Tal Ben-Shahar writes the following in “Happier”, his introductory book into the field of positive psychology: “The proper role of goals is to liberate us, so we can focus on the here and now.” In order to help us have a fulfilling life, our activities should both be meaningful and pleasurable. In this sense, meaning means to have a long term goal, pleasurable means to have a short term goal.
When I was involved in sequential, waterfall-like projects, people always lost sight of the short term goal. Are sequential projects at odds with human happiness?

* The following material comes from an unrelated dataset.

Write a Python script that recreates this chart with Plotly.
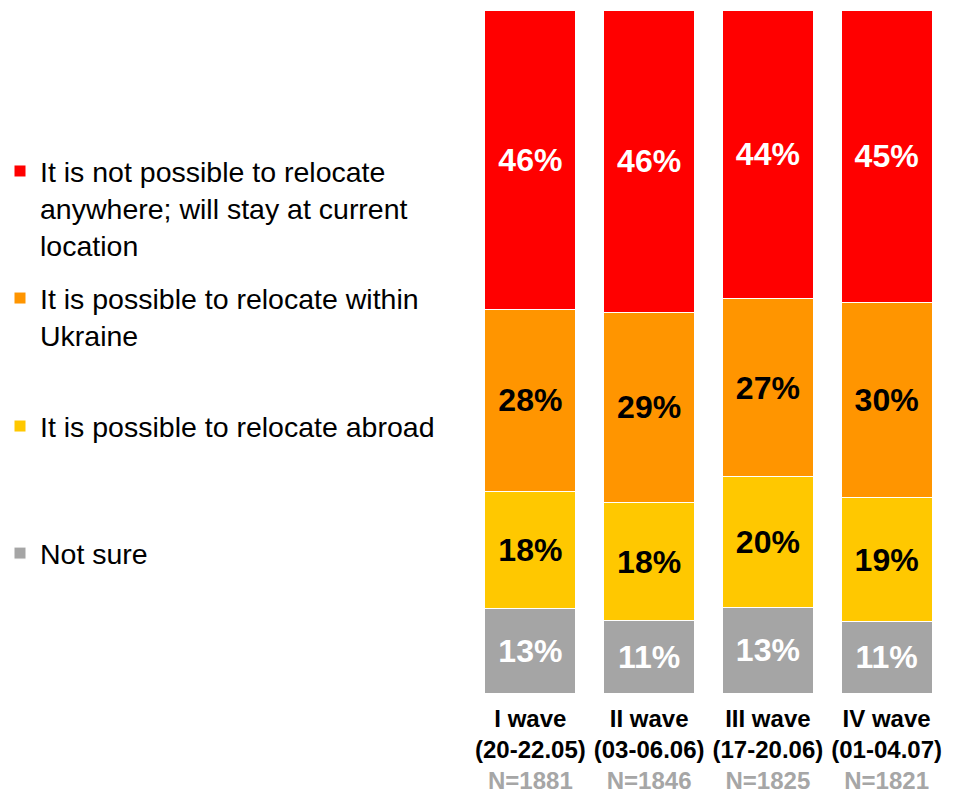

Positive psychology is a surprising field. Mostly in that it took so long before anyone thought of it. The basic premise is to use scientific and statistic methods to study what makes people happy. Much of the results are exactly what we would expect from pithy sayings and folk wisdom. Some results are very unexpected. In his fascinating talk on happiness, Dan Gilbert stresses one of these surprising results: Impact bias. Impact bias “is the tendency for people to overestimate the length or the intensity of future feeling states.” [wikipedia] In other words, someone who wins the lottery is no happier a year later than someone who ended up in a wheelchair after an accident. http://static.videoegg.com/ted/flash/loader.swf Tal Ben-Shahar also stresses the futility of the rat racer mentality. When we sacrifice our current interests because of a large, long term goal, we will ultimately find that fulfilling this goal will feel unsatisfying. When we sacrifice delivering functionality now and instead work overtime to meet some huge looming deadline years down the road, we will probably feel dissatisfied with our work. As in all things, the main goal is to restrain our own ambition. To quote Dan Gilbert again:
Yes, some things are better than others. We should have preferences that lead us into one future over another. But when those preferences drive us too hard or too fast, because we’ve overrated the difference between these futures, we are at risk. When our ambitions are bounded, it leads us to work joyfully. When our ambitions are unbounded, it leads us to lie, to cheat, to steal, to hurt others, to sacrifice things of real value.
To me, waterfall will always be the cult of the unbounded ambitions.